▶ **YOUR OBJECTIVE**:
Reproduce all of the data below without alteration; exclude every picture.

▶ **DATASET SECTION**:
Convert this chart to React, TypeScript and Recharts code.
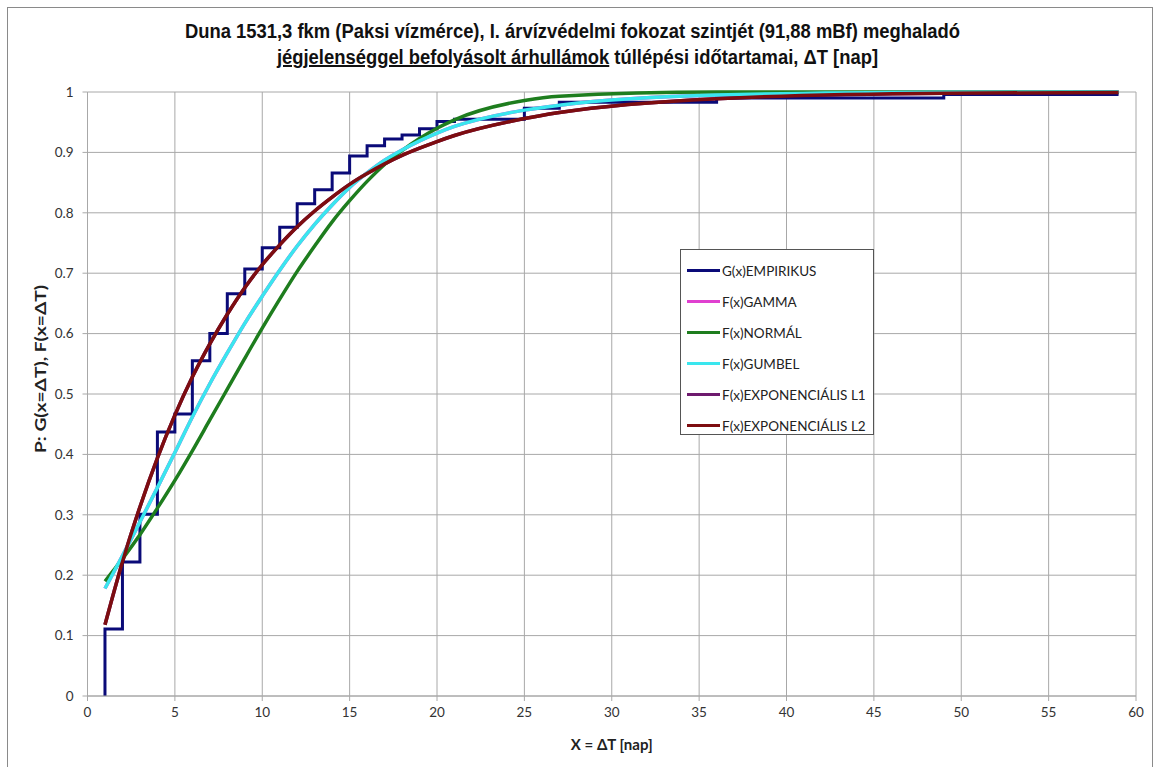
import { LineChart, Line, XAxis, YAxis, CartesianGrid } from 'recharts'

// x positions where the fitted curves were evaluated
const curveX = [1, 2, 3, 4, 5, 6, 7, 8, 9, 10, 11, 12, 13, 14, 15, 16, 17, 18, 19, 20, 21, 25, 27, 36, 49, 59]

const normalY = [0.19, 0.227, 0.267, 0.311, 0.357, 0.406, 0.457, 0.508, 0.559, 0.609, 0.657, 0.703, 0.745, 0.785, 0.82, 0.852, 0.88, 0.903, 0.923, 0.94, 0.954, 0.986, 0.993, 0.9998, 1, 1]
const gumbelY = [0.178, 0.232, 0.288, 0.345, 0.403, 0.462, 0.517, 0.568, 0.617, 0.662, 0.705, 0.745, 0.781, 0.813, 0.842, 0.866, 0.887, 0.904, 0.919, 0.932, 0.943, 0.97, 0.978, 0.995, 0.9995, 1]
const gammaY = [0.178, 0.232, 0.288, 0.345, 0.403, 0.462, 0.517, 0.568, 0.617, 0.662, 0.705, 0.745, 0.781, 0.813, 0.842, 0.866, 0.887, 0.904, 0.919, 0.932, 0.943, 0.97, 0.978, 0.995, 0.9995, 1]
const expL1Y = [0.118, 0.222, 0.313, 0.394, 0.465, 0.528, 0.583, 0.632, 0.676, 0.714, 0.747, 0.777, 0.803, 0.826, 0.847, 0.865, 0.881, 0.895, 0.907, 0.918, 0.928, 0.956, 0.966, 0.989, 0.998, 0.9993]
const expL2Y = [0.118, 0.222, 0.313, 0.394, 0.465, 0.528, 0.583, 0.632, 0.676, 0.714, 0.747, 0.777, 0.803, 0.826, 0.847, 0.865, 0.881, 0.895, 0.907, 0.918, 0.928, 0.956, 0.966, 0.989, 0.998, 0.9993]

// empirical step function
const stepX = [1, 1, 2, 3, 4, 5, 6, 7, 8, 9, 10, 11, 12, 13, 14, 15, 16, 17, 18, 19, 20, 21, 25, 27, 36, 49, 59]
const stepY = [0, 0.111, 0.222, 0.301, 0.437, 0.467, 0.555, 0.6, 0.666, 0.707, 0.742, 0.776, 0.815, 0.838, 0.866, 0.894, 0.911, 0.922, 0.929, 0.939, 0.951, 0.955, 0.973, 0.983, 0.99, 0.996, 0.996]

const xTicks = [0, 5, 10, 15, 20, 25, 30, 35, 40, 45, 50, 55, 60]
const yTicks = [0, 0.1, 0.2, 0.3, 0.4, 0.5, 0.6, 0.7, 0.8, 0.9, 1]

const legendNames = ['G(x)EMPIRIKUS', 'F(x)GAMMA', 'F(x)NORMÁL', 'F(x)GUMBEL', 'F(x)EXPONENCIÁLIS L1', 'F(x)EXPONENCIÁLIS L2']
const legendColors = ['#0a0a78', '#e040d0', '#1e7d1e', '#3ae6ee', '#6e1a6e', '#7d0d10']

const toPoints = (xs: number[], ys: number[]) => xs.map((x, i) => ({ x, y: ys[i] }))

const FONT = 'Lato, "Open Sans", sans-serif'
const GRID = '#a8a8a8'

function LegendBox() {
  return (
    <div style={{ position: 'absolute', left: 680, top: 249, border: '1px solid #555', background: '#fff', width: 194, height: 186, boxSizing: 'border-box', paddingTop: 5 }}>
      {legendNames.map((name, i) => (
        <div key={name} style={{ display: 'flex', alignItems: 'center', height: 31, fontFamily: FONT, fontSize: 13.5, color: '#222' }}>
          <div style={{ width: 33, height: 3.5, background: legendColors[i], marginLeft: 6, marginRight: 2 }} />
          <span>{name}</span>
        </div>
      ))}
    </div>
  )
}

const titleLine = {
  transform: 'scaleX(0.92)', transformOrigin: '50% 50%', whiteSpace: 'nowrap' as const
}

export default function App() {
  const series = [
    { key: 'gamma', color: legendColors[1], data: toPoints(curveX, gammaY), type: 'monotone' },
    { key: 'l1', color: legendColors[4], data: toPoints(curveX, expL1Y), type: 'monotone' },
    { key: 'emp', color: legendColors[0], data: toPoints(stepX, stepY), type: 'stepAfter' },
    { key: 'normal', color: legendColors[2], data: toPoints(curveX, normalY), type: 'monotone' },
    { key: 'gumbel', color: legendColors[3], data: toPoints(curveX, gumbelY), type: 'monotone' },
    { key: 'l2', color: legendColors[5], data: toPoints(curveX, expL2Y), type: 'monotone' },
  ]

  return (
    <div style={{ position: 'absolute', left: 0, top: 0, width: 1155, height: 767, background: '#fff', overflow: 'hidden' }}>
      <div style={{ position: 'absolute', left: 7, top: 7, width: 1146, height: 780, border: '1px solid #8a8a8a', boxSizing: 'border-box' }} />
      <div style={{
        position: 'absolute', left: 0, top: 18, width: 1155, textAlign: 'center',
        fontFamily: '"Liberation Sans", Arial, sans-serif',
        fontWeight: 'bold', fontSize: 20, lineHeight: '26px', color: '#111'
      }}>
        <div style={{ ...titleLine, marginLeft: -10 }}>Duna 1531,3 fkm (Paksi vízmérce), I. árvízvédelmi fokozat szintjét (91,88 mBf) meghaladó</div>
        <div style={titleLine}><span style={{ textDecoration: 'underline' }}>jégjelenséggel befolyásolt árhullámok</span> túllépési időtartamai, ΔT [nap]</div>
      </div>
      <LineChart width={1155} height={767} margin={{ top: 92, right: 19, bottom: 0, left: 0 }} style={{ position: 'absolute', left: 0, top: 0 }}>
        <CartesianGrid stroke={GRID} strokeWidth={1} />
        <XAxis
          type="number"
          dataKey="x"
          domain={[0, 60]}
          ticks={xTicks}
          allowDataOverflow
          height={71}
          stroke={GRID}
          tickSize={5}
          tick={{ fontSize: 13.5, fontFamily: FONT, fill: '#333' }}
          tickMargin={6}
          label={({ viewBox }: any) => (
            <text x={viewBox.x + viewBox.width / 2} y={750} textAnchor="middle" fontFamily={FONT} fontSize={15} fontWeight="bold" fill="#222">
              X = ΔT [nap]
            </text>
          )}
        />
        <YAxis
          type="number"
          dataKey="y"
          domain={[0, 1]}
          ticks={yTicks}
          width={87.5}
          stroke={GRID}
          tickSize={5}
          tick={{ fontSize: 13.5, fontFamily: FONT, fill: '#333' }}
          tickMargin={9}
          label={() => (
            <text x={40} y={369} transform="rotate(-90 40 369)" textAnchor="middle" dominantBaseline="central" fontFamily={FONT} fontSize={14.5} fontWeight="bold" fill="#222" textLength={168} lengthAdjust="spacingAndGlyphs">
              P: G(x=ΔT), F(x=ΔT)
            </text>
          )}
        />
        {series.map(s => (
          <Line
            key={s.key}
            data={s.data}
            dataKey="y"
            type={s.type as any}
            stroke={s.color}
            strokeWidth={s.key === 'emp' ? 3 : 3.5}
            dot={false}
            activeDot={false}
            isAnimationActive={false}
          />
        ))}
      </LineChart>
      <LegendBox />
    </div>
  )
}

▶ **TASK RESPONSE**:
Convert this chart to React, TypeScript and Recharts code.
import { LineChart, Line, XAxis, YAxis, CartesianGrid } from 'recharts'

// x positions where the fitted curves were evaluated
const curveX = [1, 2, 3, 4, 5, 6, 7, 8, 9, 10, 11, 12, 13, 14, 15, 16, 17, 18, 19, 20, 21, 25, 27, 36, 49, 59]

const normalY = [0.19, 0.227, 0.267, 0.311, 0.357, 0.406, 0.457, 0.508, 0.559, 0.609, 0.657, 0.703, 0.745, 0.785, 0.82, 0.852, 0.88, 0.903, 0.923, 0.94, 0.954, 0.986, 0.993, 0.9998, 1, 1]
const gumbelY = [0.178, 0.232, 0.288, 0.345, 0.403, 0.462, 0.517, 0.568, 0.617, 0.662, 0.705, 0.745, 0.781, 0.813, 0.842, 0.866, 0.887, 0.904, 0.919, 0.932, 0.943, 0.97, 0.978, 0.995, 0.9995, 1]
const gammaY = [0.178, 0.232, 0.288, 0.345, 0.403, 0.462, 0.517, 0.568, 0.617, 0.662, 0.705, 0.745, 0.781, 0.813, 0.842, 0.866, 0.887, 0.904, 0.919, 0.932, 0.943, 0.97, 0.978, 0.995, 0.9995, 1]
const expL1Y = [0.118, 0.222, 0.313, 0.394, 0.465, 0.528, 0.583, 0.632, 0.676, 0.714, 0.747, 0.777, 0.803, 0.826, 0.847, 0.865, 0.881, 0.895, 0.907, 0.918, 0.928, 0.956, 0.966, 0.989, 0.998, 0.9993]
const expL2Y = [0.118, 0.222, 0.313, 0.394, 0.465, 0.528, 0.583, 0.632, 0.676, 0.714, 0.747, 0.777, 0.803, 0.826, 0.847, 0.865, 0.881, 0.895, 0.907, 0.918, 0.928, 0.956, 0.966, 0.989, 0.998, 0.9993]

// empirical step function
const stepX = [1, 1, 2, 3, 4, 5, 6, 7, 8, 9, 10, 11, 12, 13, 14, 15, 16, 17, 18, 19, 20, 21, 25, 27, 36, 49, 59]
const stepY = [0, 0.111, 0.222, 0.301, 0.437, 0.467, 0.555, 0.6, 0.666, 0.707, 0.742, 0.776, 0.815, 0.838, 0.866, 0.894, 0.911, 0.922, 0.929, 0.939, 0.951, 0.955, 0.973, 0.983, 0.99, 0.996, 0.996]

const xTicks = [0, 5, 10, 15, 20, 25, 30, 35, 40, 45, 50, 55, 60]
const yTicks = [0, 0.1, 0.2, 0.3, 0.4, 0.5, 0.6, 0.7, 0.8, 0.9, 1]

const legendNames = ['G(x)EMPIRIKUS', 'F(x)GAMMA', 'F(x)NORMÁL', 'F(x)GUMBEL', 'F(x)EXPONENCIÁLIS L1', 'F(x)EXPONENCIÁLIS L2']
const legendColors = ['#0a0a78', '#e040d0', '#1e7d1e', '#3ae6ee', '#6e1a6e', '#7d0d10']

const toPoints = (xs: number[], ys: number[]) => xs.map((x, i) => ({ x, y: ys[i] }))

const FONT = 'Lato, "Open Sans", sans-serif'
const GRID = '#a8a8a8'

function LegendBox() {
  return (
    <div style={{ position: 'absolute', left: 680, top: 249, border: '1px solid #555', background: '#fff', width: 194, height: 186, boxSizing: 'border-box', paddingTop: 5 }}>
      {legendNames.map((name, i) => (
        <div key={name} style={{ display: 'flex', alignItems: 'center', height: 31, fontFamily: FONT, fontSize: 13.5, color: '#222' }}>
          <div style={{ width: 33, height: 3.5, background: legendColors[i], marginLeft: 6, marginRight: 2 }} />
          <span>{name}</span>
        </div>
      ))}
    </div>
  )
}

const titleLine = {
  transform: 'scaleX(0.92)', transformOrigin: '50% 50%', whiteSpace: 'nowrap' as const
}

export default function App() {
  const series = [
    { key: 'gamma', color: legendColors[1], data: toPoints(curveX, gammaY), type: 'monotone' },
    { key: 'l1', color: legendColors[4], data: toPoints(curveX, expL1Y), type: 'monotone' },
    { key: 'emp', color: legendColors[0], data: toPoints(stepX, stepY), type: 'stepAfter' },
    { key: 'normal', color: legendColors[2], data: toPoints(curveX, normalY), type: 'monotone' },
    { key: 'gumbel', color: legendColors[3], data: toPoints(curveX, gumbelY), type: 'monotone' },
    { key: 'l2', color: legendColors[5], data: toPoints(curveX, expL2Y), type: 'monotone' },
  ]

  return (
    <div style={{ position: 'absolute', left: 0, top: 0, width: 1155, height: 767, background: '#fff', overflow: 'hidden' }}>
      <div style={{ position: 'absolute', left: 7, top: 7, width: 1146, height: 780, border: '1px solid #8a8a8a', boxSizing: 'border-box' }} />
      <div style={{
        position: 'absolute', left: 0, top: 18, width: 1155, textAlign: 'center',
        fontFamily: '"Liberation Sans", Arial, sans-serif',
        fontWeight: 'bold', fontSize: 20, lineHeight: '26px', color: '#111'
      }}>
        <div style={{ ...titleLine, marginLeft: -10 }}>Duna 1531,3 fkm (Paksi vízmérce), I. árvízvédelmi fokozat szintjét (91,88 mBf) meghaladó</div>
        <div style={titleLine}><span style={{ textDecoration: 'underline' }}>jégjelenséggel befolyásolt árhullámok</span> túllépési időtartamai, ΔT [nap]</div>
      </div>
      <LineChart width={1155} height={767} margin={{ top: 92, right: 19, bottom: 0, left: 0 }} style={{ position: 'absolute', left: 0, top: 0 }}>
        <CartesianGrid stroke={GRID} strokeWidth={1} />
        <XAxis
          type="number"
          dataKey="x"
          domain={[0, 60]}
          ticks={xTicks}
          allowDataOverflow
          height={71}
          stroke={GRID}
          tickSize={5}
          tick={{ fontSize: 13.5, fontFamily: FONT, fill: '#333' }}
          tickMargin={6}
          label={({ viewBox }: any) => (
            <text x={viewBox.x + viewBox.width / 2} y={750} textAnchor="middle" fontFamily={FONT} fontSize={15} fontWeight="bold" fill="#222">
              X = ΔT [nap]
            </text>
          )}
        />
        <YAxis
          type="number"
          dataKey="y"
          domain={[0, 1]}
          ticks={yTicks}
          width={87.5}
          stroke={GRID}
          tickSize={5}
          tick={{ fontSize: 13.5, fontFamily: FONT, fill: '#333' }}
          tickMargin={9}
          label={() => (
            <text x={40} y={369} transform="rotate(-90 40 369)" textAnchor="middle" dominantBaseline="central" fontFamily={FONT} fontSize={14.5} fontWeight="bold" fill="#222" textLength={168} lengthAdjust="spacingAndGlyphs">
              P: G(x=ΔT), F(x=ΔT)
            </text>
          )}
        />
        {series.map(s => (
          <Line
            key={s.key}
            data={s.data}
            dataKey="y"
            type={s.type as any}
            stroke={s.color}
            strokeWidth={s.key === 'emp' ? 3 : 3.5}
            dot={false}
            activeDot={false}
            isAnimationActive={false}
          />
        ))}
      </LineChart>
      <LegendBox />
    </div>
  )
}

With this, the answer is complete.